From: Eugene Leitl (eugene.leitl@lrz.uni-muenchen.de)
Date: Sun Dec 26 1999 - 22:58:44 MST
(Inadvertedly, you have mentioned one of my favourite subjects. I went
once crazy (crazy like in not sleeping for a few days and thinking
hard enough to fear you're starting to crack up -- in other words NOT
my normal beerguzzling groundsloth behaviour) for it for a while, a
few years back. A classical case of the tail shaking the dog. I will
rant (this is a threat, in case you're wondering), and most of it will
not appear technical. Trust me, deep down below it is).
There is a problem with all the networking technology we're now
using. It operates in the physical reality with all their constraints,
but gadgets nor protocols are aware of it. Because of this there must
be eventually a hard break when you have to throw out everything and
start from scratch. A radical redesign. (Everybody just loves
them. There is gotta be a reason for all the braindead specs out
there). Of course everybody will say you're a nutcake if you tell that
them that today.
Networking started when hardware was exotic (=scarce), and spatially
separated by lots of prairie in between. It was hard to see in advance
for anyone that this would change dramatically at some point. People
are naturally biased towards sequentiality and centralism (which is
quite a sad joke, if we think of how our very own wetware is organized
at the deeper level).

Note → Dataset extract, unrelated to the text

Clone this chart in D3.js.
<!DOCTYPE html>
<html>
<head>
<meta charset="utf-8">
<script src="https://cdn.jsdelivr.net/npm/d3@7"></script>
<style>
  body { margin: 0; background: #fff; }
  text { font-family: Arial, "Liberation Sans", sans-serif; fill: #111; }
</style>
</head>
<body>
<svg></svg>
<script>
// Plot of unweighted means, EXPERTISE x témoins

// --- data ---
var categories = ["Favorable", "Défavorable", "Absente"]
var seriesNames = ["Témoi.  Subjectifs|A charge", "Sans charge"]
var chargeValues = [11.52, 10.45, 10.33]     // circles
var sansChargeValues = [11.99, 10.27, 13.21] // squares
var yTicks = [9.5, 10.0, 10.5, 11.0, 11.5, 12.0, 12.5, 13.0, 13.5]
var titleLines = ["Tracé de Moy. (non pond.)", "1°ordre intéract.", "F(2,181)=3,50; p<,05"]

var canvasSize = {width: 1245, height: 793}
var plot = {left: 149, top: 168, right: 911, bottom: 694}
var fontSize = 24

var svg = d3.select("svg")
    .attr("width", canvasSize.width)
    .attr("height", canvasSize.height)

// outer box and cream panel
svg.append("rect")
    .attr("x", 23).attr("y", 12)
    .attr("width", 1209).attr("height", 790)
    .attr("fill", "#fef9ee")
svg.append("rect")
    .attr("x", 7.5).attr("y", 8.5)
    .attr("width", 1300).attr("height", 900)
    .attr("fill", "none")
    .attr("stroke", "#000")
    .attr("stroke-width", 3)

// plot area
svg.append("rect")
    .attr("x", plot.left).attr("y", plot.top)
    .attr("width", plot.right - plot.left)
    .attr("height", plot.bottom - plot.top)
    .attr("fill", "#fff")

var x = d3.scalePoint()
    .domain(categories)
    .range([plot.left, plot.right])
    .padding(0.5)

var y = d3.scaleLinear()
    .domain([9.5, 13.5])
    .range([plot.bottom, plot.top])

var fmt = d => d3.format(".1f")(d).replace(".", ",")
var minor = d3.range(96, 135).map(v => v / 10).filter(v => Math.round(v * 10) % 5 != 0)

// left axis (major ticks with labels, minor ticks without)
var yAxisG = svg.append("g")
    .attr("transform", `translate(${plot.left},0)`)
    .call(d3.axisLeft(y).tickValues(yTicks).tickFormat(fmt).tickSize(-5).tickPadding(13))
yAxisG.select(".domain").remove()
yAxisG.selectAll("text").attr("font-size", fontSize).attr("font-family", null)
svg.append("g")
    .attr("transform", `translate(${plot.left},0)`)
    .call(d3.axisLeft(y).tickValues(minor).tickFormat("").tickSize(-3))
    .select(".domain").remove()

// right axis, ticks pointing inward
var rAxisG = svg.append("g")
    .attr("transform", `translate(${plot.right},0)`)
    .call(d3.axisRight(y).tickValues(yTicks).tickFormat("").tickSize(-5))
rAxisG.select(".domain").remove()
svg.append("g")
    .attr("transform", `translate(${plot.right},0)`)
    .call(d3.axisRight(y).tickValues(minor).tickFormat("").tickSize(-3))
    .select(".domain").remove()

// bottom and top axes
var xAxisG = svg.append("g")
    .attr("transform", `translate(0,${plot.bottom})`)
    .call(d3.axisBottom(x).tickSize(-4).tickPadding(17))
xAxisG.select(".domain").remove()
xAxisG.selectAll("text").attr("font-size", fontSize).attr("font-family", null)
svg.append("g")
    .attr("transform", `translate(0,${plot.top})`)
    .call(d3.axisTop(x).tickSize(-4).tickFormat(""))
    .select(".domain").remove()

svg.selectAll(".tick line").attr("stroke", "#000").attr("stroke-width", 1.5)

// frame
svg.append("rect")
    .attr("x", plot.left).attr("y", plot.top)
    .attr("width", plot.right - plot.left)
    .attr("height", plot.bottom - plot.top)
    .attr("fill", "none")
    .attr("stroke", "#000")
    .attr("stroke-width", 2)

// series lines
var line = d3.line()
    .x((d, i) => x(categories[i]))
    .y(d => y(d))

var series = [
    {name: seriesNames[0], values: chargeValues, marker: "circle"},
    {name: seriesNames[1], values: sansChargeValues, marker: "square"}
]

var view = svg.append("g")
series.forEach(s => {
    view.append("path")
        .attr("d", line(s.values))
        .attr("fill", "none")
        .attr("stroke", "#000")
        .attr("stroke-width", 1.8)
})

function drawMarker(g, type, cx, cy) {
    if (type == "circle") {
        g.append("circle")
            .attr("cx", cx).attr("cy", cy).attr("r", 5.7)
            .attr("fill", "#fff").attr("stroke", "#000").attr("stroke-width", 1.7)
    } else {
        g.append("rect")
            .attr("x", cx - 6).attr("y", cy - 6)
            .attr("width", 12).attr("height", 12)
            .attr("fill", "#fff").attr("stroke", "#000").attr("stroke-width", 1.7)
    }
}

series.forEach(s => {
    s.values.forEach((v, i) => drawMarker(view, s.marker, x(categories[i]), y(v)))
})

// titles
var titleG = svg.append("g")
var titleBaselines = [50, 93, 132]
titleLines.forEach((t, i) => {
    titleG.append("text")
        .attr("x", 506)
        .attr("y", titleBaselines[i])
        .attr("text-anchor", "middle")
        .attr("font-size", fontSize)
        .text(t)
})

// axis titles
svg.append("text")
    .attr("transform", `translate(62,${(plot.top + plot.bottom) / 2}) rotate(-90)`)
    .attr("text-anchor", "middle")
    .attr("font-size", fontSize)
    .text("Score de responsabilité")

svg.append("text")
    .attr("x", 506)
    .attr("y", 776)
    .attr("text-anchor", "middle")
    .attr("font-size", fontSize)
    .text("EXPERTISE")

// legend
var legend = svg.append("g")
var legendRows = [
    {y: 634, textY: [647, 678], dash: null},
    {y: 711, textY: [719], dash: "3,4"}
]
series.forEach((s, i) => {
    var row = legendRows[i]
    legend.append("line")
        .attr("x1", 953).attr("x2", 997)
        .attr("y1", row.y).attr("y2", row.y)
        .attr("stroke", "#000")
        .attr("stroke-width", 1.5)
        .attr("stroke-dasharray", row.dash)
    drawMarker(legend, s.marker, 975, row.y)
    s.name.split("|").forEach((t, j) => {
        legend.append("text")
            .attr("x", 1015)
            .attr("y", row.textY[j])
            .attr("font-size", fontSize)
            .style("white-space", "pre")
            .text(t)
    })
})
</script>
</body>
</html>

So they gave nodes unique numbers and thought
each node could have enough knowledge about the whole network. The
connectivity was not a mesh, it was a tree at best. It still mostly
is. This works for quite a great while, and still does, in a
fashion. Unfortunately, it starts breaking down when the nodes
(literally) cover the planet, and start expanding into space as a
relativistic bubble.
Computational physics as we know it makes local links faster than
nonlocal links. Faster in terms of latency (relativistic lag) and in
terms of bandwidth, regardless of the technology used. (Barring
generic lunatic fringe things like spacetime plumbing and FTL
signalling; let's worry about them when we have to. Foresight has to
have limits somewhere). On the scales we're aware of, space itself is
not tagged (is rotationally and translationally invariant) unless you
put matter in there which is not. Assuming (a gedanken, today) you
fill (relatively flat) spacetime with random distribution of nodes,
certain things immediately spring to mind.
The network is kinda huge. (Duh!). Fortunately, combinatorics with a
relatively few bits can make you address a lot of things. Like,
really, a lot. Let's assume the nodes are already labelled (how this
came to be, I'll address later). The node distribution is largely
homogenous, and connectivity is essentially relatively low and
local. Line of sight, in other words. Twinkle, twinkle little node.

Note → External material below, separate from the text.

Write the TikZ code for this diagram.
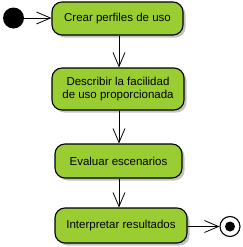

You can't know the entire connectivity of the network, because you'd
waste too much bits to represent it and would have to think too much
on how to get theah from heah. Relativistic lag also applies to
molecular switches, since they switch on the order of magnitude it
takes light to traverse the space they're in. You don't have to have
global network knowledge, provided there is an orderly way in how the
node tag is varying while you're travelling through space. IDs must
span a coordinate system (who woulda thunkit?!). Things which talk to
each others a lot, and frequently, be better in the neighbourhood, the
nearer, the better.
A message in transit is smeared over space. It takes time for the bits
to fly past you, and the head arrives before the tail. Because the
nodes are aligned on noisy grid and their IDs span a coordinate
system, we don't have listen to the entire message and to store it if
it says where it wants to go right from the start. You (cut-through)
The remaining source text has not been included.